--- Begin ---
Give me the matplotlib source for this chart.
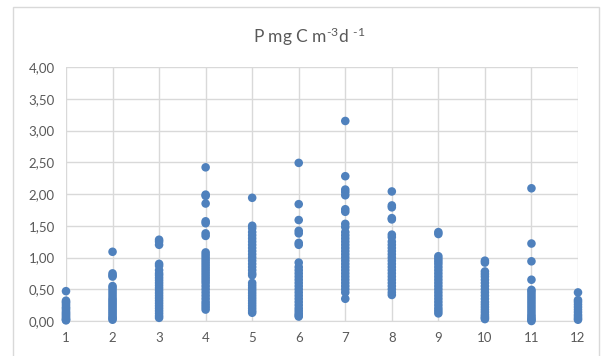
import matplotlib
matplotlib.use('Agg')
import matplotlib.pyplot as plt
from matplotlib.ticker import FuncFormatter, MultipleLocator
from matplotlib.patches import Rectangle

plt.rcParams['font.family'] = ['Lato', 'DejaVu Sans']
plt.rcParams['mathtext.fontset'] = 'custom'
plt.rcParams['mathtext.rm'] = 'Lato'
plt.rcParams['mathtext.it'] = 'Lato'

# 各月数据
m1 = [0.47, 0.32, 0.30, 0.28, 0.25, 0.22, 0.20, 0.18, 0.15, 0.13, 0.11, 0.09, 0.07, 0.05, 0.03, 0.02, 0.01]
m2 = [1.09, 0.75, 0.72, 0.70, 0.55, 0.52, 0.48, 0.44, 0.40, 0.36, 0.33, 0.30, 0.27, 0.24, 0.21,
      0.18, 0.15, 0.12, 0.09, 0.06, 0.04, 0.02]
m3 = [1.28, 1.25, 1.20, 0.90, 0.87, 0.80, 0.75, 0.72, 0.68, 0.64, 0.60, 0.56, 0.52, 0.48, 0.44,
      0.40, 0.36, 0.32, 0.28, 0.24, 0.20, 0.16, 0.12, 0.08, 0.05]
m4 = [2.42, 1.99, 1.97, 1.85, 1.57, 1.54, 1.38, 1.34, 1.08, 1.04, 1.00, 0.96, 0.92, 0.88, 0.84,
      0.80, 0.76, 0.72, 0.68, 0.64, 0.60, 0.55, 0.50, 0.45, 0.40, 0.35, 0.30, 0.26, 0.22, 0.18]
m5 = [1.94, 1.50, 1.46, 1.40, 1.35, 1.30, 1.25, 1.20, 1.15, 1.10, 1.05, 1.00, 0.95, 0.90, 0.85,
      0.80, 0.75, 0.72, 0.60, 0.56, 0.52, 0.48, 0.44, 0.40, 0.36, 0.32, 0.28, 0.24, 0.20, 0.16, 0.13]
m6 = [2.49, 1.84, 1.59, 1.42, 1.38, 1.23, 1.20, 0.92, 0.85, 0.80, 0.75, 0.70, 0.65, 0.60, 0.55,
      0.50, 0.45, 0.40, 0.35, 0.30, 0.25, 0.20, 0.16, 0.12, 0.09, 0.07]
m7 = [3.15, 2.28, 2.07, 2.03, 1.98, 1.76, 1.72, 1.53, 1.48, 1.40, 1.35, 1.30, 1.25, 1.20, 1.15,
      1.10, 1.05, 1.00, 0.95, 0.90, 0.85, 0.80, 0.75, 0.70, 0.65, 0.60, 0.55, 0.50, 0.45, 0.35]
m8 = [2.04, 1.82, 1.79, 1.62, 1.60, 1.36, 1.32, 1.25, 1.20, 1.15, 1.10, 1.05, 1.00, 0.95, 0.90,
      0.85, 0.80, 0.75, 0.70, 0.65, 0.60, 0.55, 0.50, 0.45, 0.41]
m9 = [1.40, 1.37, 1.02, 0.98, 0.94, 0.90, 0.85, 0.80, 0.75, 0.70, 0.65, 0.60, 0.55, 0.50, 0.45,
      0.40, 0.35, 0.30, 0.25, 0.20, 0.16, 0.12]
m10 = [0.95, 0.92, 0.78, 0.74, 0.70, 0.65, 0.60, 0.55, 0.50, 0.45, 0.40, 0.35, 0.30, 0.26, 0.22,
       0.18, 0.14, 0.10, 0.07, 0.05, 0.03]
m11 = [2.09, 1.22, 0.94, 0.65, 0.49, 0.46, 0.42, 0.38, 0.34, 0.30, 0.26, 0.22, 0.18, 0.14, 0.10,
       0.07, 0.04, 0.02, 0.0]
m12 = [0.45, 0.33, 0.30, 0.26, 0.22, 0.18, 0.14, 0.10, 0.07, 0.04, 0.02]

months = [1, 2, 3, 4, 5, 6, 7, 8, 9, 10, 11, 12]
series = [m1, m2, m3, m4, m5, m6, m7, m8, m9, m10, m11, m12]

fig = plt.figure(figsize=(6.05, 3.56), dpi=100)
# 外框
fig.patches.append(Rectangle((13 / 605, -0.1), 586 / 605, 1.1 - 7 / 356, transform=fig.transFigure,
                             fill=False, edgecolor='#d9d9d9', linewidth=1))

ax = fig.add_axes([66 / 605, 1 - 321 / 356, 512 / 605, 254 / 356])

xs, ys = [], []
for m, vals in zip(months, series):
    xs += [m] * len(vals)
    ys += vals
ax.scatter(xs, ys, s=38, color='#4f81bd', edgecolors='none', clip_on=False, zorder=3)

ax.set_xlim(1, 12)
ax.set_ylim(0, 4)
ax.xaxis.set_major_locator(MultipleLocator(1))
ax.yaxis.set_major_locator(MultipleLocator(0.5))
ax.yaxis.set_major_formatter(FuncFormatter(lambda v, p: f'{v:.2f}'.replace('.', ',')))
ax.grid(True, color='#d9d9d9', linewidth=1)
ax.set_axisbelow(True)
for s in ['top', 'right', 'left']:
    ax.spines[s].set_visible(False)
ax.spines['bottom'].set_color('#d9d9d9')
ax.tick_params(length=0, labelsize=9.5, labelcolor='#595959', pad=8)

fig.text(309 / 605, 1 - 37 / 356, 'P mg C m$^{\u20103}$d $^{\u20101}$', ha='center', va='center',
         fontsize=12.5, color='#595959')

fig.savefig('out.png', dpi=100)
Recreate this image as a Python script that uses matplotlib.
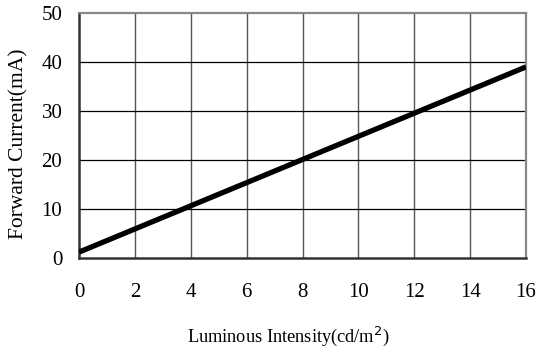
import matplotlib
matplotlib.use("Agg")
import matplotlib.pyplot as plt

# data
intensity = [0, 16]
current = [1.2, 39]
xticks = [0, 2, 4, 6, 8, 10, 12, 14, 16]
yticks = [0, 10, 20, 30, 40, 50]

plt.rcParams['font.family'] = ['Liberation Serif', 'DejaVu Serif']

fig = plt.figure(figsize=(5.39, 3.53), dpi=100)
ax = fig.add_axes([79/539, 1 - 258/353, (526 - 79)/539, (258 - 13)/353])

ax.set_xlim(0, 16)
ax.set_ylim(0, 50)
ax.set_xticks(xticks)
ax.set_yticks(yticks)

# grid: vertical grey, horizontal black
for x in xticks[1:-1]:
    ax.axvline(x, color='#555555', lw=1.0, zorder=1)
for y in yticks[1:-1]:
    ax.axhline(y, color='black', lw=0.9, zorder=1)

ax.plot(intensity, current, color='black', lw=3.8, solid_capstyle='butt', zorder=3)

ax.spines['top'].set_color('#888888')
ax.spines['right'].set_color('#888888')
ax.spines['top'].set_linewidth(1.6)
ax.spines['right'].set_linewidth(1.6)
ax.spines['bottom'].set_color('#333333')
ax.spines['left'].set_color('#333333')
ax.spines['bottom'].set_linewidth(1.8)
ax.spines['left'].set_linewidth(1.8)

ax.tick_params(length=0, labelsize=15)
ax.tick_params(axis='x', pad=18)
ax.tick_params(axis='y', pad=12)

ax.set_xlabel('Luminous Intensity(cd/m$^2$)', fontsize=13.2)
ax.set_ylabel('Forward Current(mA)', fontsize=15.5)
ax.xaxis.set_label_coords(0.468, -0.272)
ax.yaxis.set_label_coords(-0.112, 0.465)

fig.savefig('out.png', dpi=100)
--- End ---
**Directions**
Exactly how many lines of the listing above contain the string "this"? Give no more than the number.

**Exercise result**
2